* **REQUIRED WORK**: The copy must start at the line that contains "Recreate this image" and finish at the line that contains "import * as", reproducing each line exactly. Any picture in that span is omitted.

[Start PROVIDED DATA]

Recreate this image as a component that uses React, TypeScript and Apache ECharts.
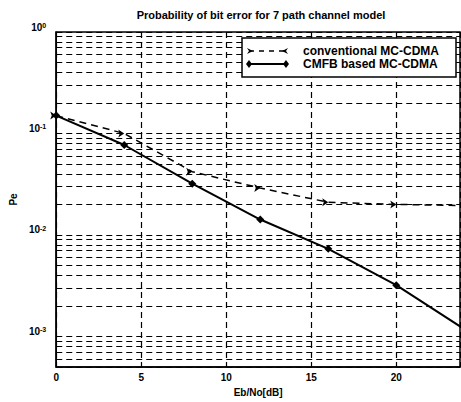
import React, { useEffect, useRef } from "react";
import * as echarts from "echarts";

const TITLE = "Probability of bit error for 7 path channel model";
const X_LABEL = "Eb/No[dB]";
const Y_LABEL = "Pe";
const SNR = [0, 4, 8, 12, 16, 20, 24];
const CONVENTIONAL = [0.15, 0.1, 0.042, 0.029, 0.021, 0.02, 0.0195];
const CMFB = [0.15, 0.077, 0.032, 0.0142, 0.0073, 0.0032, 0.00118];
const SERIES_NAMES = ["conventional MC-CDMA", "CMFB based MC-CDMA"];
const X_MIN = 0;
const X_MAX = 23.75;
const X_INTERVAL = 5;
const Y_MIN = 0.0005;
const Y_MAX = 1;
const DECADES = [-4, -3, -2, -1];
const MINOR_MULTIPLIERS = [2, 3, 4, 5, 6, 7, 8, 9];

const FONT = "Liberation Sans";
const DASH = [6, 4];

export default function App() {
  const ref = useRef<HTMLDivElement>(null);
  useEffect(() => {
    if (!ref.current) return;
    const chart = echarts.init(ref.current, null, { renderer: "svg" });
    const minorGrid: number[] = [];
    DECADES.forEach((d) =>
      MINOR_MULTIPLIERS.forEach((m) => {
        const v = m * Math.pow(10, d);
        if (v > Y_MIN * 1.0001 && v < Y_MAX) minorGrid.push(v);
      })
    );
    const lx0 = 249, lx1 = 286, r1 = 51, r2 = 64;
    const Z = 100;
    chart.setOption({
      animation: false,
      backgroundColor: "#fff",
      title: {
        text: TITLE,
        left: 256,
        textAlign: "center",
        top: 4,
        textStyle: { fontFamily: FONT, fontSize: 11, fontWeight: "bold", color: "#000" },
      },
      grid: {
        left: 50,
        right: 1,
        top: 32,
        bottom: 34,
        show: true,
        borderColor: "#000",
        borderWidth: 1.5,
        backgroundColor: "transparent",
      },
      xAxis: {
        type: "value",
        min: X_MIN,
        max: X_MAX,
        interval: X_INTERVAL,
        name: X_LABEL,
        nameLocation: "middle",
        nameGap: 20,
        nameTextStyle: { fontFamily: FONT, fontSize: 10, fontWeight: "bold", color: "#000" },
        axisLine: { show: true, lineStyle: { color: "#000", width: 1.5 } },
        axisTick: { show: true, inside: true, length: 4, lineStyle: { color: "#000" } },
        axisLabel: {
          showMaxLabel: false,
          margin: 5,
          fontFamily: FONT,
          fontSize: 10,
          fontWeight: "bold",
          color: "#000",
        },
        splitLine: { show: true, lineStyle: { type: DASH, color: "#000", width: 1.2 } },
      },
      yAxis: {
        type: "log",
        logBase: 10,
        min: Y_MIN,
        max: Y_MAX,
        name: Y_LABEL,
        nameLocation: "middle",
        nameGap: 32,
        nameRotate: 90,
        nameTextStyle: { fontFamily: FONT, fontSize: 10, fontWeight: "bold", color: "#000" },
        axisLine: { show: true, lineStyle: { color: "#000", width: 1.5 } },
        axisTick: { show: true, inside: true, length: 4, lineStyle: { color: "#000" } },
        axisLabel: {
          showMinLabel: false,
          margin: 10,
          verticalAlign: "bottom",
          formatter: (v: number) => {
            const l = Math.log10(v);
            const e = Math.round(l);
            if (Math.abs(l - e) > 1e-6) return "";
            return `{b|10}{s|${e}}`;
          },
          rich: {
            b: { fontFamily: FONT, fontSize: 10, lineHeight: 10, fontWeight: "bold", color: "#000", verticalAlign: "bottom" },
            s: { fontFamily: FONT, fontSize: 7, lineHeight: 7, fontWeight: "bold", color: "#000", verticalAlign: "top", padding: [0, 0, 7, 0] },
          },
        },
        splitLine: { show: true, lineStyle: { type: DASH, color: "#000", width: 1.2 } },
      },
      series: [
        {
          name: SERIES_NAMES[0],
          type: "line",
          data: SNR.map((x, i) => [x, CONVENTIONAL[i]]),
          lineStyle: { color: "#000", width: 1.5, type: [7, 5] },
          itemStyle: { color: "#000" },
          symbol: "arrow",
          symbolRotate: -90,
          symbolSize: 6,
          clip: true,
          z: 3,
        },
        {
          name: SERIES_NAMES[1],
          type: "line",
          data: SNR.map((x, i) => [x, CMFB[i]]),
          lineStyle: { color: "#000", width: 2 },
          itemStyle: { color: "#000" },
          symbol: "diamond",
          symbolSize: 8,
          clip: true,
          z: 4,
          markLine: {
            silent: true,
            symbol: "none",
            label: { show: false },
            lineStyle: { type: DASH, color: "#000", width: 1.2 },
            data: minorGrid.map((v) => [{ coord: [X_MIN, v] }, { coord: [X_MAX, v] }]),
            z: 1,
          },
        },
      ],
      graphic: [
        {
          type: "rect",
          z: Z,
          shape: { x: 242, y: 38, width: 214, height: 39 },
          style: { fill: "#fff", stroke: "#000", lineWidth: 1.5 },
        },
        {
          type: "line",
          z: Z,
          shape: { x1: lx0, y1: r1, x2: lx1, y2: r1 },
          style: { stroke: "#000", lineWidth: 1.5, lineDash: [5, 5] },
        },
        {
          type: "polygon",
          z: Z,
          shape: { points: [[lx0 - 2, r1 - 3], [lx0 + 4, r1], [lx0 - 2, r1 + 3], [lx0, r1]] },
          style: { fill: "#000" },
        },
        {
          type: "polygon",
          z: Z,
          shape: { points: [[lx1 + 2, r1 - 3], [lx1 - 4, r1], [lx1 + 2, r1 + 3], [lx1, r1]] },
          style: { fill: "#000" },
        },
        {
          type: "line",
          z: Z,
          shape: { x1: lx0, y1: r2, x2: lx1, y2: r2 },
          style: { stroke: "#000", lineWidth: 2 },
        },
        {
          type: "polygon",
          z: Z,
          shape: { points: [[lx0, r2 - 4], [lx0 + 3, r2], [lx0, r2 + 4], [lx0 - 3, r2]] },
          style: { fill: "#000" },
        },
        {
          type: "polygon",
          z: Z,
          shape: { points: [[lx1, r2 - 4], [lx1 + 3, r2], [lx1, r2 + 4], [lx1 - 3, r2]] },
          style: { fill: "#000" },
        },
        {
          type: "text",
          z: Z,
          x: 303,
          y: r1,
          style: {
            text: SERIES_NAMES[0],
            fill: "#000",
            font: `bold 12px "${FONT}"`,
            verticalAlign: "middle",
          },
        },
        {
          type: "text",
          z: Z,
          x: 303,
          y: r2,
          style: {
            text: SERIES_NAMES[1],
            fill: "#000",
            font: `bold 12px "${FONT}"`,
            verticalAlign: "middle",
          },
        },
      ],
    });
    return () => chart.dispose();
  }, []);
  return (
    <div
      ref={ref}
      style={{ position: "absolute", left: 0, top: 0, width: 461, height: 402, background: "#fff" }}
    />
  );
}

[End PROVIDED DATA]
[Start PROVIDED DATA]

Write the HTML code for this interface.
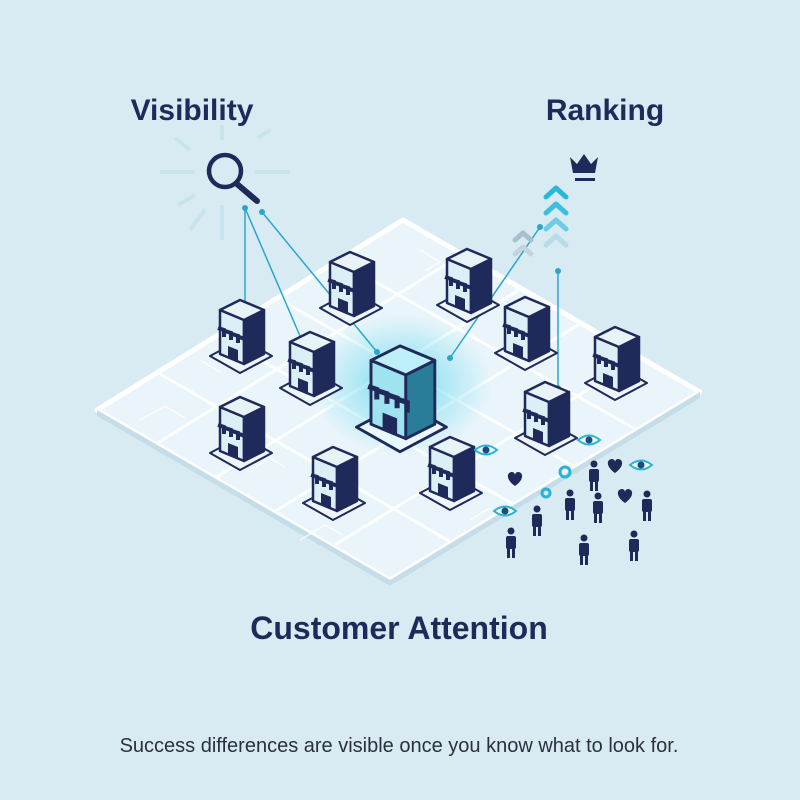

[End PROVIDED DATA]

* **TASK ANSWER**:
Recreate this image as a component that uses React, TypeScript and Apache ECharts.
import React, { useEffect, useRef } from "react";
import * as echarts from "echarts";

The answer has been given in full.